Profit on ad spend: bidding to margin, not revenue.
Two orders of the same value are not worth the same. Until your bidding knows that, it will keep buying turnover and calling it growth.
Here is a question most ecommerce dashboards cannot answer: which of your campaigns made money last month. Not which reported the best ROAS — which actually generated profit after the cost of goods. For most accounts these are different lists, and the difference is where growth quietly goes wrong.
A 4x ROAS sounds excellent. On a product with 15% gross margin, it is a loss once you account for the ad cost. A 2.5x ROAS sounds mediocre. On a 70% margin product, it is a profit engine. Revenue-based ROAS treats these two as the wrong way around, and Smart Bidding, optimizing on revenue values, obediently follows. The algorithm scales the impressive-looking loser and constrains the boring winner. This is not a bidding flaw. It is a values flaw. The machine optimizes exactly what you feed it.
The mental model: POAS
Profit on ad spend is the same arithmetic as ROAS with one substitution: margin instead of revenue in the numerator. Gross profit generated per unit of ad spend. It is a small change to a formula and a large change to behavior, because it re-ranks everything. Campaigns, products, audiences, and channels all reorder when judged on what they contribute rather than what they turn over. The first time a team sees its account ranked by POAS, at least one flagship campaign usually drops from hero to passenger.
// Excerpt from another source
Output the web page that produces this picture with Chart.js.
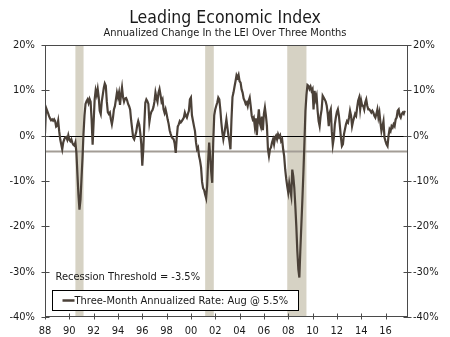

You do not need perfect unit economics to start. Even margin bands — high, mid, low — applied to your catalogue will re-rank your campaigns more truthfully than exact revenue ever will.
Teach the machine: margin-aware conversion values
The mechanical fix is to change what a conversion is worth. Instead of sending the platform the order revenue, send a value that reflects margin — either true per-product profit if your data supports it, or a margin-weighted revenue figure if it does not. Target ROAS then becomes, in effect, target POAS without the platform needing to know the difference. The algorithm starts chasing the baskets that matter.
- Best: pass per-order gross profit as the conversion value, computed from product-level cost data
- Good: weight revenue by category-level margin bands where per-SKU cost data is not available
- Minimum: exclude or down-weight the pathological cases — heavy discounting, high-return categories, loss-leader SKUs
- Always: document what the value means, so nobody reads a profit-based number as revenue
Structure follows margin
Values are half the answer; structure is the other half. When high-margin and low-margin products share a campaign, they share a target, and the blended average mis-serves both. Segmenting structure by margin tier — the custom-label work we covered in the Shopping feed essay — lets each tier carry a target its economics can support. High-margin lines get room to be aggressive. Thin-margin lines get held to the efficiency they require to exist. Returns deserve the same honesty: a product line with a 30% return rate has a very different true margin than its spreadsheet suggests, and its bidding should know that too.
What changes when you make the switch
Expect reported ROAS to look worse on the campaigns that were flattered by the old math, and expect that to be uncomfortable in the first month. Expect a shift of budget toward products nobody was excited about, because they quietly earn. And expect the conversation with finance to get easier, because for the first time the ad platform and the P&L are speaking the same language. Revenue is what the dashboard celebrates. Margin is what the business keeps. Bid to what the business keeps.